Responding to some of the overarching evolution ideas.
A while back I went down the rabbit hole of “how life started” and how this incredible evolutionary process, in feats only describable as magic, was somehow able to turn dirt into conscious, questioning beings, which then might eventually evolve into “basically god”. Drawing a path all the way from the original LUCA. What an astounding phenomena of the universe.
Maybe what helped lift this naivety, and I think it was explained well by Nexus, is that “evolutionary” selection algorithms are one type of optimization tool/pattern. Comparatively, not even a very good one. Evolution’s “prime quality” is just that it is the only one which seems to occur naturally (in absence of design). Actually (again referencing Nexus), evolutionary algorithms are rather brutal by comparison: think predator / prey scenarios we see in nature.
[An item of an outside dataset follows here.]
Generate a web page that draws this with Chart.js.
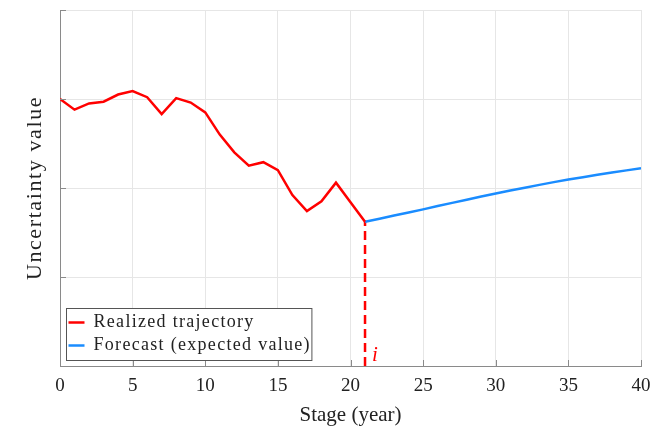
<!DOCTYPE html>
<html>
<head>
<meta charset="utf-8">
<script src="https://cdn.jsdelivr.net/npm/chart.js@4"></script>
<style>
  html, body { margin: 0; padding: 0; background: #fff; }
  #wrap { width: 661px; height: 428px; }
</style>
</head>
<body>
<div id="wrap"><canvas id="uncChart" width="661" height="428"></canvas></div>
<script>
// stages (years) and uncertainty values
const realizedStages = [0, 1, 2, 3, 4, 5, 6, 7, 8, 9, 10, 11, 12, 13, 14, 15, 16, 17, 18, 19, 20, 21];
const realizedValues = [3.00, 2.88, 2.95, 2.97, 3.05, 3.09, 3.02, 2.83, 3.01, 2.96, 2.85, 2.60,
                        2.40, 2.25, 2.29, 2.20, 1.92, 1.74, 1.85, 2.06, 1.84, 1.62];
const forecastStages = [21, 22, 23, 24, 25, 26, 27, 28, 29, 30, 31, 32, 33, 34, 35, 36, 37, 38, 39, 40];
const forecastValues = [1.62, 1.654, 1.690, 1.725, 1.760, 1.797, 1.833, 1.869, 1.904, 1.938,
                        1.971, 2.003, 2.035, 2.066, 2.095, 2.122, 2.149, 2.174, 2.198, 2.222];
const xTicks = [0, 5, 10, 15, 20, 25, 30, 35, 40];
const yGrid = [0, 1, 2, 3, 4];
const splitStage = 21;
const yTitle = "Uncertainty value";

const serif = "'Liberation Serif', 'DejaVu Serif', serif";

const toPoints = (xs, ys) => xs.map((x, i) => ({ x: x, y: ys[i] }));
const splitValue = realizedValues[realizedStages.indexOf(splitStage)];

// -----------------------------
// inward tick marks, y title, legend box and the "i" marker
// -----------------------------
const extras = {
  id: "extras",
  afterDatasetsDraw(chart) {
    const ctx = chart.ctx;
    const xs = chart.scales.x;
    const ys = chart.scales.y;
    const area = chart.chartArea;

    ctx.save();
    ctx.strokeStyle = "#8a8a8a";
    ctx.lineWidth = 1;
    xTicks.forEach(v => {
      const px = Math.round(xs.getPixelForValue(v)) + 0.5;
      ctx.beginPath();
      ctx.moveTo(px, area.bottom);
      ctx.lineTo(px, area.bottom - 6);
      ctx.stroke();
    });
    yGrid.forEach(v => {
      const py = Math.round(ys.getPixelForValue(v)) + 0.5;
      ctx.beginPath();
      ctx.moveTo(area.left, py);
      ctx.lineTo(area.left + 6, py);
      ctx.stroke();
    });

    // rotated y title, slightly spaced out
    ctx.save();
    ctx.translate(35, (area.top + area.bottom) / 2);
    ctx.rotate(-Math.PI / 2);
    ctx.font = "22px " + serif;
    ctx.letterSpacing = "1.6px";
    ctx.fillStyle = "#222222";
    ctx.textAlign = "center";
    ctx.textBaseline = "middle";
    ctx.fillText(yTitle, 0, 0);
    ctx.restore();

    // "i" next to the split line
    ctx.fillStyle = "#ff0000";
    ctx.font = "italic 21px " + serif;
    ctx.textBaseline = "alphabetic";
    ctx.textAlign = "left";
    ctx.fillText("i", xs.getPixelForValue(splitStage) + 7, area.bottom - 5);

    // legend
    const items = chart.data.datasets.filter(d => d.label);
    ctx.font = "18px " + serif;
    ctx.letterSpacing = "1.3px";
    const textW = Math.max(...items.map(d => ctx.measureText(d.label).width));
    const bx = area.left + 6.5;
    const bh = 52;
    const by = area.bottom - 6 - bh + 0.5;
    const bw = 27 + textW + 1;
    ctx.fillStyle = "#ffffff";
    ctx.fillRect(bx, by, bw, bh);
    ctx.strokeStyle = "#555555";
    ctx.lineWidth = 1;
    ctx.strokeRect(bx, by, bw, bh);
    items.forEach((d, i) => {
      const cy = by + 14 + i * 23;
      ctx.strokeStyle = d.borderColor;
      ctx.lineWidth = 2.5;
      ctx.beginPath();
      ctx.moveTo(bx + 2, cy);
      ctx.lineTo(bx + 18, cy);
      ctx.stroke();
      ctx.fillStyle = "#222222";
      ctx.textBaseline = "middle";
      ctx.fillText(d.label, bx + 27, cy);
    });
    ctx.restore();
  }
};

new Chart(document.getElementById("uncChart"), {
  type: "line",
  data: {
    datasets: [
      {
        label: "Realized trajectory",
        data: toPoints(realizedStages, realizedValues),
        borderColor: "#ff0000",
        borderWidth: 2.5,
        pointRadius: 0,
        tension: 0
      },
      {
        label: "Forecast (expected value)",
        data: toPoints(forecastStages, forecastValues),
        borderColor: "#1a8cff",
        borderWidth: 2.5,
        pointRadius: 0,
        tension: 0
      },
      {
        data: [{ x: splitStage, y: 0 }, { x: splitStage, y: splitValue }],
        borderColor: "#ff0000",
        borderWidth: 2.5,
        borderDash: [9, 5],
        pointRadius: 0
      }
    ]
  },
  options: {
    responsive: false,
    animation: false,
    layout: { padding: { top: 10, right: 20, left: 0, bottom: 0 } },
    plugins: {
      legend: { display: false },
      tooltip: { enabled: false }
    },
    scales: {
      x: {
        type: "linear",
        min: 0,
        max: 40,
        afterFit: s => { s.height = 62; },
        afterBuildTicks: s => { s.ticks = xTicks.map(v => ({ value: v })); },
        grid: { color: "#e6e6e6", drawTicks: false },
        border: { color: "#8a8a8a", width: 1 },
        ticks: {
          padding: 9,
          color: "#222222",
          font: { family: serif, size: 19 }
        },
        title: {
          display: true,
          text: "Stage (year)",
          color: "#222222",
          font: { family: serif, size: 21 },
          padding: { top: 0, bottom: 0 }
        }
      },
      y: {
        type: "linear",
        min: 0,
        max: 4,
        afterFit: s => { s.width = 60; },
        afterBuildTicks: s => { s.ticks = yGrid.map(v => ({ value: v })); },
        grid: { color: "#e6e6e6", drawTicks: false },
        border: { color: "#8a8a8a", width: 1 },
        ticks: { display: false }
      }
    }
  },
  plugins: [extras]
});
</script>
</body>
</html>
Responding to the essay, I’m not sure there is good reason to believe evolution or evolutionary algorithms will play too much a role in future AI, at least not in the manner suggested. Software is already copied with perfect fidelity a gazzillion times a day and we’ve solved this control problem handily—cosmic radiation is not going to “flip bits” to cause evolution nor certainly would hardware churn. Even extending to model weights.
The other primary ingredient for evolution, aside from random deviation which we control for, is a selection function which also loses meaning when AI is temporal / short lived, etc.
So it seems more likely that development beyond this point is going to be intentional, and if we do eventually enter some new paradigm where model weights (or whatever substrate) can change dynamically and fluidly, this would still not imply evolution.
To be honest, you are not actually responding to ideas in this essay. That’s okay, just want to flag this.
I’m sorry this was your takeaway, but feel free to return to my OP for deeper reflection at any point. The general idea, which I tried to put sensitively, is you are the one “misunderstanding evolution” at a rather deep level.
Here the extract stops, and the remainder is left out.